A rainbow of colour is being introduced at Oxfordshire's major hospitals to brighten up wards and corridors.

NHS managers are moving away from the traditional "magnolia approach" to health service decor, at Oxford's John Radcliffe, Churchill, and Radcliffe Infirmary, and The Horton, Banbury, in a bid to improve the environment for patients and staff.

Some areas have already been redecorated, including the Churchill Hospital's old entrance, which has been brightened up with bright orange and blue walls and intricate designs on the floor.

The theme will be carried on into the hospital's new MRI unit, which is being built in the Headington hospital's radiology department.

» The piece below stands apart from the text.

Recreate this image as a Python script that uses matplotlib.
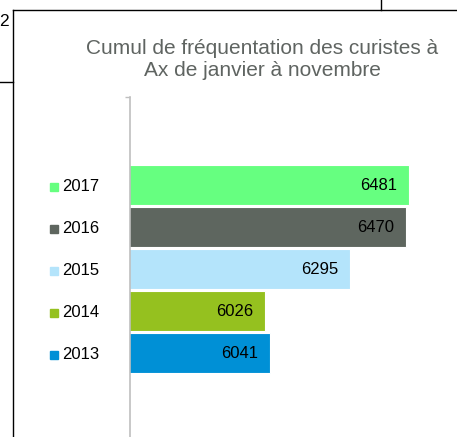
import matplotlib
matplotlib.use("Agg")
import matplotlib.pyplot as plt
from matplotlib.lines import Line2D
from matplotlib.transforms import blended_transform_factory

plt.rcParams['font.family'] = ['Liberation Sans', 'DejaVu Sans']

# data
annees = ["2013", "2014", "2015", "2016", "2017"]
curistes = [6041, 6026, 6295, 6470, 6481]
couleurs = ["#0090d6", "#95c11f", "#b4e4fb", "#5e665f", "#66ff80"]
titre = "Cumul de fréquentation des curistes à\nAx de janvier à novembre"

W, H = 457, 437
fig = plt.figure(figsize=(W / 100, H / 100), dpi=100)

# axes placed in pixels: x 130..447, y 97..441 (bottom runs off the picture)
ax = fig.add_axes([130 / W, (H - 441) / H, 317 / W, 344 / H])

pos = list(range(len(annees)))
ax.barh(pos, curistes, height=0.93, left=0, color=couleurs,
        edgecolor="white", linewidth=0.8, zorder=2)
ax.set_xlim(5600, 6600)
ax.set_ylim(2 - 344 / 84, 2 + 344 / 84)

for p, v in zip(pos, curistes):
    ax.text(v - 12 * 1000 / 317, p, str(v), ha="right", va="center",
            fontsize=12, color="black", zorder=3)

# axis styling
for s in ["top", "right", "bottom"]:
    ax.spines[s].set_visible(False)
ax.spines["left"].set_color("#bfbfbf")
ax.spines["left"].set_linewidth(1.2)
ax.set_xticks([])
ax.set_yticks([ax.get_ylim()[1]])
ax.set_yticklabels([])
ax.tick_params(axis="y", direction="out", length=3.6, width=1, color="#bfbfbf")

# legend on the left, one row per bar
tr = blended_transform_factory(ax.transAxes, ax.transData)
for p, a, c in zip(pos, annees, couleurs):
    ax.plot([-76 / 317], [p - 0.04], marker="s", markersize=5.2, color=c,
            linestyle="none", transform=tr, clip_on=False)
    ax.text(-68 / 317, p - 0.04, a, ha="left", va="center", fontsize=12,
            color="black", transform=tr, clip_on=False)

fig.text(262 / W, 1 - 60 / H, titre, ha="center", va="center",
         fontsize=15, color="#5f6461", linespacing=1.2)

# bits of the surrounding page frame
def ligne(x0, y0, x1, y1):
    fig.add_artist(Line2D([x0 / W, x1 / W], [1 - y0 / H, 1 - y1 / H],
                          color="black", linewidth=1.0))

ligne(12.5, 9.5, W, 9.5)
ligne(380.5, 0, 380.5, 9.5)
ligne(12.5, 9.5, 12.5, H)
ligne(0, 81.5, 12.5, 81.5)
fig.text(-1 / W, 1 - 21 / H, "2", ha="left", va="center", fontsize=12.5,
         color="black")

fig.savefig("out.png", dpi=100)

Trevor Payne, head of facilities for the Oxford Radcliffe Hospitals, responsible for the four hospitals, said: "It would be nice to have corporate colours throughout our hospitals, but there are so many different buildings and environments that we need to do different things in different places, because of light and other factors.

"We're trying to incorporate a palette of five or six colours so that when we get more money we can pick it up in other areas. It incorporates designs in the flooring as well, which break up the squareness and drabness of the corridors."

"It makes a difference to patients. But it's also made a real difference for staff and to retention levels.

"In one of the redecorated wards, the sister said it had made staff happier, because it's their environment too."

The new decoration will be paid for with a mixture of funding from individual ward environment budgets, which total £5,000 each, the national Patient Environment fund, and ORH estates.